— Start of RECORDS FOR PROCESSING —

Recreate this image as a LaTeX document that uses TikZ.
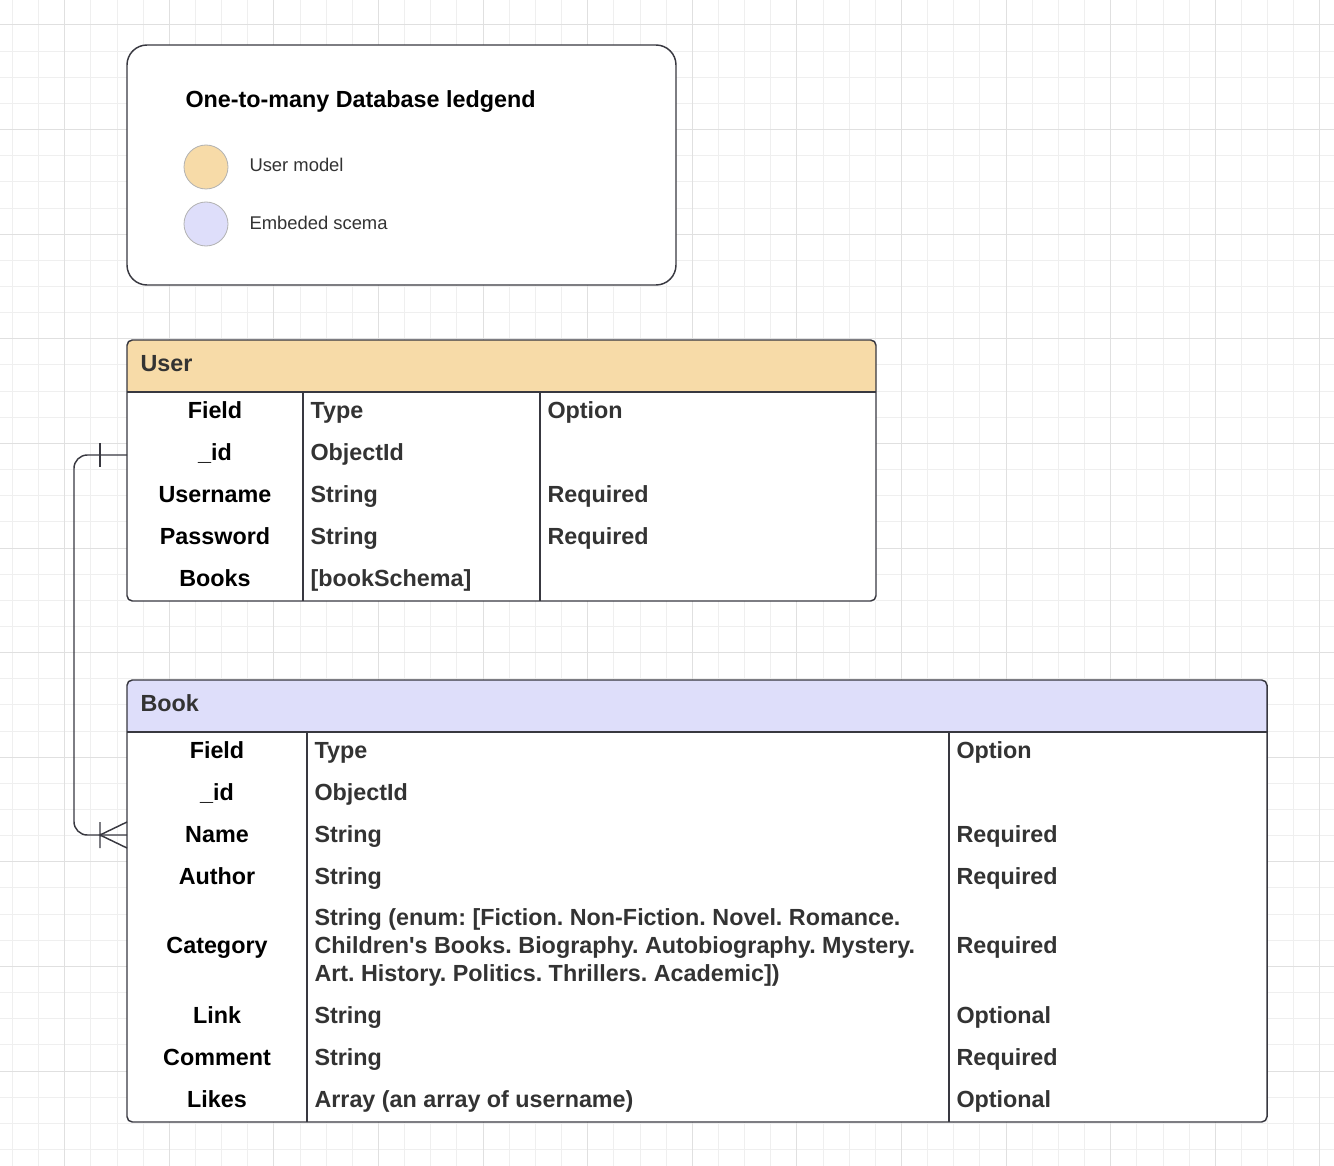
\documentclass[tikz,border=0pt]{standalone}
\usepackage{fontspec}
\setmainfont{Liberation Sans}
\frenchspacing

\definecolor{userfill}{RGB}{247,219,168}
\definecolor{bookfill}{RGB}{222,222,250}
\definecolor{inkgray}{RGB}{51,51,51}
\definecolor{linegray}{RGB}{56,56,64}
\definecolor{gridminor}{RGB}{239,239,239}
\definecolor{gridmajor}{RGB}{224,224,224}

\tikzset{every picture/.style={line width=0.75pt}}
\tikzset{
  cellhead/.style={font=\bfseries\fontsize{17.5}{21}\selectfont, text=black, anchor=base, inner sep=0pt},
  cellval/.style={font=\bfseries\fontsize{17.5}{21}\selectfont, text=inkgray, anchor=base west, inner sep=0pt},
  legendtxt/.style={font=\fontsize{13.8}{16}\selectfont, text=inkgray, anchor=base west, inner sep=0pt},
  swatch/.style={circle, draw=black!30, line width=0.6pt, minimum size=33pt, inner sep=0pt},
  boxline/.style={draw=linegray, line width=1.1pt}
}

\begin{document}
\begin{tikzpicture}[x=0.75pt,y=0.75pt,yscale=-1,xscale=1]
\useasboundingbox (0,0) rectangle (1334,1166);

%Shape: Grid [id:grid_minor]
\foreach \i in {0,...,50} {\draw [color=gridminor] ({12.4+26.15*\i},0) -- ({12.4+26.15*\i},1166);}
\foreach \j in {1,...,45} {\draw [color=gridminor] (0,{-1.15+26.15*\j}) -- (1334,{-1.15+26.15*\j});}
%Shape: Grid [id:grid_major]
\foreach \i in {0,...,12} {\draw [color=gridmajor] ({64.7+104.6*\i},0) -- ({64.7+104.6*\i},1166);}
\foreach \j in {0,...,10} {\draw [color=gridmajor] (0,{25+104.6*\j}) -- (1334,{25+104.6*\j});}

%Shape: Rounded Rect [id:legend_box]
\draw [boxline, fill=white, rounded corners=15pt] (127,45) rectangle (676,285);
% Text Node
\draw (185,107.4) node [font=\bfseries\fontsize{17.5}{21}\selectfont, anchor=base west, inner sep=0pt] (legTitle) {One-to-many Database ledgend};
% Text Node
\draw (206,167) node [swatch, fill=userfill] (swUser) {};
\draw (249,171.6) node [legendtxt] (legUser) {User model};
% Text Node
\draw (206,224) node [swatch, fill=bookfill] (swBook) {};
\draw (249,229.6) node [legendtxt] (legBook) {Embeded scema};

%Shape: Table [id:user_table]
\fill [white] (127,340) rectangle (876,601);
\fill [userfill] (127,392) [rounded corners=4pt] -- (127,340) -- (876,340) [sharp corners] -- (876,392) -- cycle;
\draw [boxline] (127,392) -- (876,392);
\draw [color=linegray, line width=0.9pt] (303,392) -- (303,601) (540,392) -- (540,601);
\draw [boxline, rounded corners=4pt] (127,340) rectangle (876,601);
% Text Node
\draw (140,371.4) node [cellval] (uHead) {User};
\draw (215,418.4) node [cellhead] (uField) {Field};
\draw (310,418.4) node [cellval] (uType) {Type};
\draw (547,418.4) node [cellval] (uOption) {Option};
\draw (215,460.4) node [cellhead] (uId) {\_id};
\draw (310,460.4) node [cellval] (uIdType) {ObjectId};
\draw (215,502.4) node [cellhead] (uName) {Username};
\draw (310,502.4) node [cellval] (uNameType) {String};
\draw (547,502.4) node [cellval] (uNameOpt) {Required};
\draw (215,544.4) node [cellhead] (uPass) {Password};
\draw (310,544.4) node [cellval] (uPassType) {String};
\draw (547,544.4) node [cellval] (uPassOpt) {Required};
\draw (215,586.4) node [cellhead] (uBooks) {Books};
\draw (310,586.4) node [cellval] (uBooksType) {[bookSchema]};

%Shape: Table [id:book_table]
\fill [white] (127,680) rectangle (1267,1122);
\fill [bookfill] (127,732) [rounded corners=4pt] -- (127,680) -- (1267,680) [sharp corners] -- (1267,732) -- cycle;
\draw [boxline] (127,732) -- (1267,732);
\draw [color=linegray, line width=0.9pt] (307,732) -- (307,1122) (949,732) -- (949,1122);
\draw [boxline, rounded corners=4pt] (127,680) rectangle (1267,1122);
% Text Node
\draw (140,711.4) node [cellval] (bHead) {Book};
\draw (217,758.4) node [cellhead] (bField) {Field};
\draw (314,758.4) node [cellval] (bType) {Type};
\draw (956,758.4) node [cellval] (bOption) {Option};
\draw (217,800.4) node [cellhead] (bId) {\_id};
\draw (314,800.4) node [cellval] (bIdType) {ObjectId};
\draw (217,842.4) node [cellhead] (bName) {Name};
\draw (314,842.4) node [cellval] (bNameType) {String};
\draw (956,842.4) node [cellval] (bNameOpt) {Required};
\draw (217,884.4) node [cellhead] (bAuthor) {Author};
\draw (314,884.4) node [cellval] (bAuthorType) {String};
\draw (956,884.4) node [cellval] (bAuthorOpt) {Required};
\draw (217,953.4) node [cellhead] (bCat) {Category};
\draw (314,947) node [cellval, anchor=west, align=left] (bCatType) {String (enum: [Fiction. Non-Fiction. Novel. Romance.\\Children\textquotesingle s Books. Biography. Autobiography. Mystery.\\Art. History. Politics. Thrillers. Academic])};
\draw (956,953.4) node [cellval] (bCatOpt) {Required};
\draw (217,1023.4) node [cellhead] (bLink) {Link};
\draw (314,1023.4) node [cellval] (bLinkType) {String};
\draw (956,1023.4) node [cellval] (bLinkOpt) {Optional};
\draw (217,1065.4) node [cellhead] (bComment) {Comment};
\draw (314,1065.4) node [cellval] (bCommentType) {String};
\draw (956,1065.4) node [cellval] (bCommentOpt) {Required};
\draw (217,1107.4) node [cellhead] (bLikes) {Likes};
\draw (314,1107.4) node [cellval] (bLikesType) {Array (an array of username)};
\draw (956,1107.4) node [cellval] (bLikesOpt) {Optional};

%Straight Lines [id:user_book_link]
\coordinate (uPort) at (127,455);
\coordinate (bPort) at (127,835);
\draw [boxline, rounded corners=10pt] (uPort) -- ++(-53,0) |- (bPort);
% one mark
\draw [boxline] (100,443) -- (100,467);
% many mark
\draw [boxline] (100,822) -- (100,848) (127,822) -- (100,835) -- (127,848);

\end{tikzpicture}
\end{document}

— End of RECORDS FOR PROCESSING —
— Start of RECORDS FOR PROCESSING —

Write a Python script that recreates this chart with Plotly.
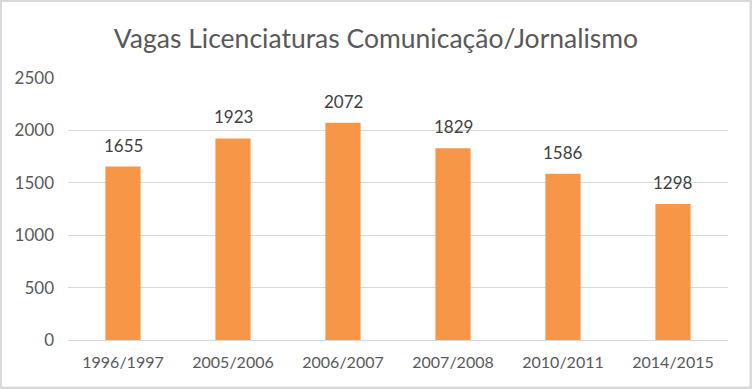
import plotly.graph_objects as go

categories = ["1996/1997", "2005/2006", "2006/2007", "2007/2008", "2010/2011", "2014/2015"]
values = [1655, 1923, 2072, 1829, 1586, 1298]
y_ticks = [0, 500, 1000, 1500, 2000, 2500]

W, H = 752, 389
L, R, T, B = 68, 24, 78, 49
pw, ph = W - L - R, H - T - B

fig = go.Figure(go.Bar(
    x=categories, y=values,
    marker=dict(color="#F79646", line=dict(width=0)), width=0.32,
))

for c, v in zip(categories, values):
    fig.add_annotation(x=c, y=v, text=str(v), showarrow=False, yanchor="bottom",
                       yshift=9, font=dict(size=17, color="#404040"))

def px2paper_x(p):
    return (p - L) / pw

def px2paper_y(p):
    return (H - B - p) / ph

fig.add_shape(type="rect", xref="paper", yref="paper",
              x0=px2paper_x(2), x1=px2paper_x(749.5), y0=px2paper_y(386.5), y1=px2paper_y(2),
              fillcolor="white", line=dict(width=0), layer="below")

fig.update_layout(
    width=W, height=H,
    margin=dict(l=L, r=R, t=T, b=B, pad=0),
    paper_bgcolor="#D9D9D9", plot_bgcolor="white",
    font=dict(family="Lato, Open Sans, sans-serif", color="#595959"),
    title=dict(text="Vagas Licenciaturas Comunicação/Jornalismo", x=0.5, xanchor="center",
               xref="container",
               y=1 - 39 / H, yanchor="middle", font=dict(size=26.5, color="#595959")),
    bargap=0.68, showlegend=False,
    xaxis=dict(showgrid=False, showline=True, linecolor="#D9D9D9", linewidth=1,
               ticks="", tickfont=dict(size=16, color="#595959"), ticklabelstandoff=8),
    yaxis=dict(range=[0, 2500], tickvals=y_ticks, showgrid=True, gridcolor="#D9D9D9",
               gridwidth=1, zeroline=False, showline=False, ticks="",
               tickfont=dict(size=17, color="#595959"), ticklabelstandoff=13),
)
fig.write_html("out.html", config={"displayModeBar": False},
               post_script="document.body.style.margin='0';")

— End of RECORDS FOR PROCESSING —

WORK TO BE COMPLETED — Make an exact copy of the lines from the one that contains "Write a Python" through the one that contains "return (H - B - p) / ph", both included, and no other lines. Pictures are skipped.

WRITTEN REPLY —
Write a Python script that recreates this chart with Plotly.
import plotly.graph_objects as go

categories = ["1996/1997", "2005/2006", "2006/2007", "2007/2008", "2010/2011", "2014/2015"]
values = [1655, 1923, 2072, 1829, 1586, 1298]
y_ticks = [0, 500, 1000, 1500, 2000, 2500]

W, H = 752, 389
L, R, T, B = 68, 24, 78, 49
pw, ph = W - L - R, H - T - B

fig = go.Figure(go.Bar(
    x=categories, y=values,
    marker=dict(color="#F79646", line=dict(width=0)), width=0.32,
))

for c, v in zip(categories, values):
    fig.add_annotation(x=c, y=v, text=str(v), showarrow=False, yanchor="bottom",
                       yshift=9, font=dict(size=17, color="#404040"))

def px2paper_x(p):
    return (p - L) / pw

def px2paper_y(p):
    return (H - B - p) / ph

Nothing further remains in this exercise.